With the rise of Hitler, the Frankfurt School fled throughout the world. Although this first appeared to destroy the theory, the diaspora of academics meant that the seeds of critical theory were planted in unusual places. In the 1960s, another period of questioning and change, Jergen Habermas emerged as the leading voice of critical theory.

However, it would be in the unexpected nation of Brazil that the greatest critical theorist would emerge. Paulo Freire lived in the impoverished town of Recife, where his family went from solidly middle class to scraping by in poverty. Though he later donned the same scruffy beard, Freire differed from Marx in that he actually experienced poverty first hand and developed his theories from his work with labor unions. His major focus was adult education and empowering the poor through literacy skills. Freire was the first to develop the “base groups” which would become a permanent fixture for years to come in Latin America. Freire’s work inspired people in a fields, from the development of Liberation Theology in the Catholic Church to grass roots political parties to alternative adult education programs.
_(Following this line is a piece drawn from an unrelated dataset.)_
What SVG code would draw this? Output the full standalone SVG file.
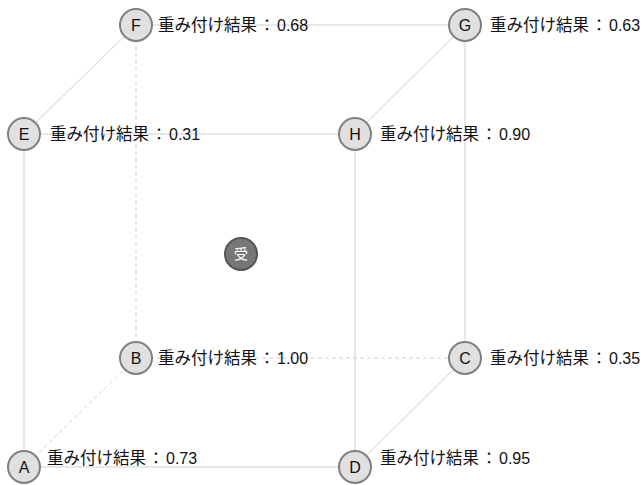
<svg xmlns="http://www.w3.org/2000/svg" width="643" height="485" viewBox="0 0 643 485">
<style>
.e{stroke:#cfcfcf;stroke-width:1;fill:none}
.d{stroke-dasharray:4,3}
.n{fill:#e0e0e0;stroke:#808080;stroke-width:2}
.t{font-family:"Liberation Sans","Noto Sans CJK JP",sans-serif;font-size:16px;fill:#111;dominant-baseline:central}
.c{text-anchor:middle}
.j{font-size:16.5px}
</style>
<rect width="643" height="485" fill="#fff"/>
<g id="connectors">
<line class="e" x1="136" y1="25" x2="465" y2="25"/>
<line class="e" x1="136" y1="25" x2="24" y2="134"/>
<line class="e d" x1="136" y1="25" x2="136" y2="358"/>
<line class="e" x1="24" y1="134" x2="355" y2="134"/>
<line class="e" x1="24" y1="134" x2="24" y2="467"/>
<line class="e" x1="465" y1="25" x2="355" y2="134"/>
<line class="e" x1="465" y1="25" x2="465" y2="358"/>
<line class="e" x1="355" y1="134" x2="355" y2="467"/>
<line class="e d" x1="136" y1="358" x2="465" y2="358"/>
<line class="e d" x1="24" y1="467" x2="136" y2="358"/>
<line class="e" x1="24" y1="467" x2="355" y2="467"/>
<line class="e" x1="465" y1="358" x2="355" y2="467"/>
</g>
<g id="node-F"><circle class="n" cx="136" cy="25" r="16"/><text class="t c" x="136" y="25">F</text><text class="t" x="158" y="25"><tspan class="j">重み付け結果</tspan><tspan dx="2">：</tspan><tspan dx="2">0.68</tspan></text></g>
<g id="node-G"><circle class="n" cx="465" cy="25" r="16"/><text class="t c" x="465" y="25">G</text><text class="t" x="490" y="25"><tspan class="j">重み付け結果</tspan><tspan dx="2">：</tspan><tspan dx="2">0.63</tspan></text></g>
<g id="node-E"><circle class="n" cx="24" cy="134" r="16"/><text class="t c" x="24" y="134">E</text><text class="t" x="50" y="134"><tspan class="j">重み付け結果</tspan><tspan dx="2">：</tspan><tspan dx="2">0.31</tspan></text></g>
<g id="node-H"><circle class="n" cx="355" cy="134" r="16"/><text class="t c" x="355" y="134">H</text><text class="t" x="380" y="134"><tspan class="j">重み付け結果</tspan><tspan dx="2">：</tspan><tspan dx="2">0.90</tspan></text></g>
<g id="node-B"><circle class="n" cx="136" cy="358" r="16"/><text class="t c" x="136" y="358">B</text><text class="t" x="158" y="358"><tspan class="j">重み付け結果</tspan><tspan dx="2">：</tspan><tspan dx="2">1.00</tspan></text></g>
<g id="node-C"><circle class="n" cx="465" cy="358" r="16"/><text class="t c" x="465" y="358">C</text><text class="t" x="490" y="358"><tspan class="j">重み付け結果</tspan><tspan dx="2">：</tspan><tspan dx="2">0.35</tspan></text></g>
<g id="node-A"><circle class="n" cx="24" cy="467" r="16"/><text class="t c" x="24" y="467">A</text><text class="t" x="47" y="458"><tspan class="j">重み付け結果</tspan><tspan dx="2">：</tspan><tspan dx="2">0.73</tspan></text></g>
<g id="node-D"><circle class="n" cx="355" cy="467" r="16"/><text class="t c" x="355" y="467">D</text><text class="t" x="380" y="458"><tspan class="j">重み付け結果</tspan><tspan dx="2">：</tspan><tspan dx="2">0.95</tspan></text></g>
<g id="node-receiver"><circle cx="241" cy="254" r="16" fill="#777" stroke="#555" stroke-width="2"/><text class="t c" x="241" y="254" style="fill:#fff;font-size:14px">受</text></g>
</svg>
Currently, the most famous critical theorist is Henry Giroux, who serves as professor at Penn State University. Giroux uses some of the neo-Marxist approach, but has been heavily influenced by post-colonialism (Especially Edward Said and Noam Chomsky) in their criticisms of hierarchical structures. Many postmodernists have borrowed from and transformed some of the key tenets of critical pedagogy in order to create a new system of education.

Oddly enough, some of the leading practices in this style of education come from the postmodern evangelical Emergent Church movement. Here the pastor engages in a dialogue with a small group as they grapple with how challenge social structures. Using Freire’s Axis-Praxis cycle, they attempt to connect their theology with the realities of life.